猫が遊んでいる時に中断して横になったら、お腹を見てみてください。普段よりも速く呼吸していたら、いい運動ができた証拠です。そうなったら無理やり遊びに誘わないで休ませてあげましょう。
猫自身が遊びをやめて休んだら運動は中止
犬が運動した後に舌を出して、「ハアハア」と息を切らせるような行動をすることがありますが、これを「パンチング呼吸」と言います。これは体内にこもった熱を外に出すために行うものです。
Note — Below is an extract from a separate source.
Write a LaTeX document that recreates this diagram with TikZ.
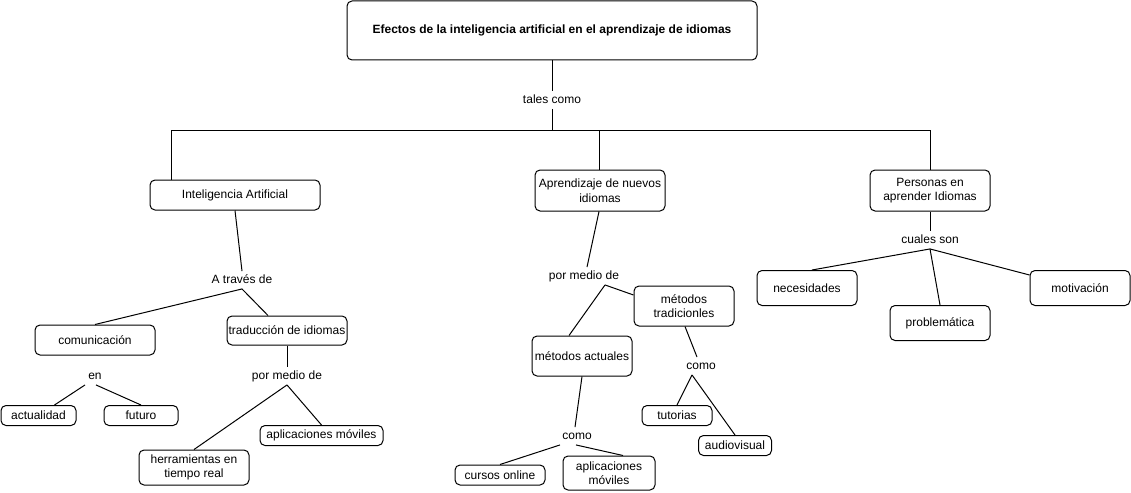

猫はこのパンチング呼吸をすることはあまりありませんが、走り回ったり遊びに夢中になったときに行うことがあります。もし、猫がパンチング呼吸を始めたら遊びは中断して休ませましょう。
愛猫の健康維持・コミュニケーションのためにも遊びに誘おう
猫を飼っている人は、猫と遊ぶのが癒やしの時間なのではないでしょうか。
愛猫の運動不足を防ぐために遊びをしながら運動をさせるのは重要なことですし、一緒に遊ぶことで猫とのコミュニケーションが取れてより一層絆を強くすることにもなります。
猫が遊んでほしそうにしているときは、できるだけ相手をしてあげましょう。愛猫との楽しい時間を過ごしてくださいね。